MACOMB COUNTY

Fouts ramps up attacks on Hackel over landfill dumping

Nicquel Terry
The Detroit News

A dispute over environmental concerns at Freedom Hill has amplified with Warren Mayor Jim Fouts increasingly targeting Macomb County Executive Mark Hackel, accusing him of covering up “illegal dumping.”

On Thursday, Fouts again criticized the county for allowing a contractor to dump for free fill dirt at Freedom Hill Amphitheatre in Sterling Heights to create a berm barrier to block sound and lights from nearby neighborhoods and to level the parking lot.

Fouts said in a public statement the contractor should have been billed $90,000 for the project, which also damaged methane vent pipes, uprooted trees and caused leachate to leak.

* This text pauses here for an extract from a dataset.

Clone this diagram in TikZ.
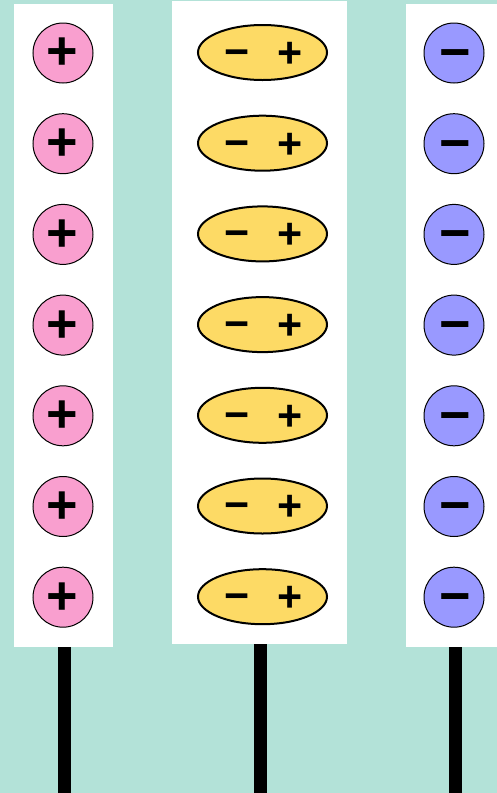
\documentclass[tikz,border=0pt]{standalone}
\usepackage{fontspec}
\setmainfont{Liberation Sans}
\usetikzlibrary{shapes.geometric}
\definecolor{bgteal}{HTML}{B3E2D8}
\definecolor{pinkion}{HTML}{F99FCF}
\definecolor{yellowdip}{HTML}{FDDA65}
\definecolor{blueion}{HTML}{9999FF}
\begin{document}
\begin{tikzpicture}[x=1pt,y=-1pt,
  panel/.style={fill=white,draw=none,inner sep=0pt,minimum height=643pt},
  pole/.style={line width=13pt},
  cation/.style={circle,draw=black,line width=1pt,fill=pinkion,minimum size=60pt,inner sep=0pt},
  anion/.style={circle,draw=black,line width=1pt,fill=blueion,minimum size=60pt,inner sep=0pt},
  dipole/.style={ellipse,draw=black,line width=2pt,fill=yellowdip,minimum width=129pt,minimum height=55pt,inner sep=0pt},
  bigsign/.style={inner sep=0pt,anchor=base,font=\bfseries\fontsize{54}{54}\selectfont},
  smallsign/.style={inner sep=0pt,anchor=base,font=\bfseries\fontsize{43}{43}\selectfont}]
\fill[bgteal] (0,0) rectangle (497,793);
\useasboundingbox (0,0) rectangle (497,793);
\node[panel,minimum width=99pt] (leftpanel) at (63.5,325.5) {};
\node[panel,minimum width=175pt] (midpanel) at (259.5,322.5) {};
\node[panel,minimum width=91pt] (rightpanel) at (451.5,325.5) {};
\coordinate (leftfoot) at (64.5,793);
\coordinate (midfoot) at (260.5,793);
\coordinate (rightfoot) at (455.5,793);
\draw[pole] (leftpanel.south -| leftfoot) -- (leftfoot);
\draw[pole] (midpanel.south -| midfoot) -- (midfoot);
\draw[pole] (rightpanel.south -| rightfoot) -- (rightfoot);
\foreach \i in {0,...,6}{
  \pgfmathsetmacro\yy{53+90.7*\i}
  \node[cation] (p\i) at (63,\yy) {};
  \node[bigsign] (ps\i) at (62,\yy-2+18.9) {+};
  \node[dipole] (e\i) at (262.5,\yy-0.5) {};
  \node[smallsign] (em\i) at (237.5,\yy-1.7+15) {−};
  \node[smallsign] (ep\i) at (290,\yy-0.7+15) {+};
  \node[anion] (n\i) at (454,\yy) {};
  \node[bigsign] (ns\i) at (455.5,\yy-1.5+18.9) {−};
}
\end{tikzpicture}
\end{document}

Deputy County Executive Mark Deldin said Thursday that Hackel’s office would no longer be responding to Fouts’ statements.

The South Macomb Disposal Authority “has jurisdiction for that landfill so they are the only ones that we are dealing with,” Deldin said. “We are done responding to (Fouts’) inaccurate remarks and accusations.”

The dispute — which started when Fouts made Facebook posts accusing the county of negligence for pouring excavated dirt from road projects over an old landfill — has led to the nasty back-and-forth between Fouts and Hackel.

Fouts pulled Sterling Heights Mayor Michael Taylor into the fray, criticizing him for issuing a soil erosion permit to the county.

Deldin said the dumping project was a mutual favor between the county and the contractor. Generally, the county would have had to pay for dirt to build the berm, and the contractor would have to pay to dump its excavated dirt, Deldin said.

“We improved the parking situation but we created a concern about too much weight being on the landfill and that’s what we are remediating,” he said.

The contractor indemnified the county for any corrective action so it will not cost Macomb County anything, he said.

Fouts has called for the state attorney general to investigate the county’s actions.

SMDA officials disputed Fouts’ claim that there was any environmental hazard.

It released a statement this week indicating the issues at Freedom Hill had already been discovered by engineers before Fouts brought it to the public’s attention.

The authority said the problems were noted during a routine inspection Nov. 2 and the Michigan Department of Environmental Quality was alerted two days later.

“There is no environmental disaster and no danger to the public,” authority chairman and St. Clair Shores Mayor Kip Walby said in the statement.

The authority’s statement backs Hackel, who says the site is not dangerous and that Fouts is trying to “incite the public” in his Facebook posts. Fouts wrote initially that the Freedom Hill problems were comparable to the Flint water crisis, but has backtracked on that claim.

In a letter to Hackel dated Wednesday, Fouts said he was “disappointed” Hackel didn’t show up for a scheduled television debate on the controversy.

Fouts said he had planned to present facts that supported his case, including that Hackel authorized “illegal dumping” without a permit for clean-up or notifying the DEQ.

He later accuses Hackel of “cover-ups, possible pollution of waterways and contractor favoritism.”

Deldin admits the county dropped the ball when it didn’t receive permits from the disposal authority and DEQ. “It was a learning experience,” Deldin said. “Nothing was avoided or subverted intentionally.”

The county plans to remediate the issues by regrading the berm; repairing damaged vents, which are used to ensure that methane gas evaporates; replacing broken trees; and plugging holes with clean clay fill where leachate is seeping through.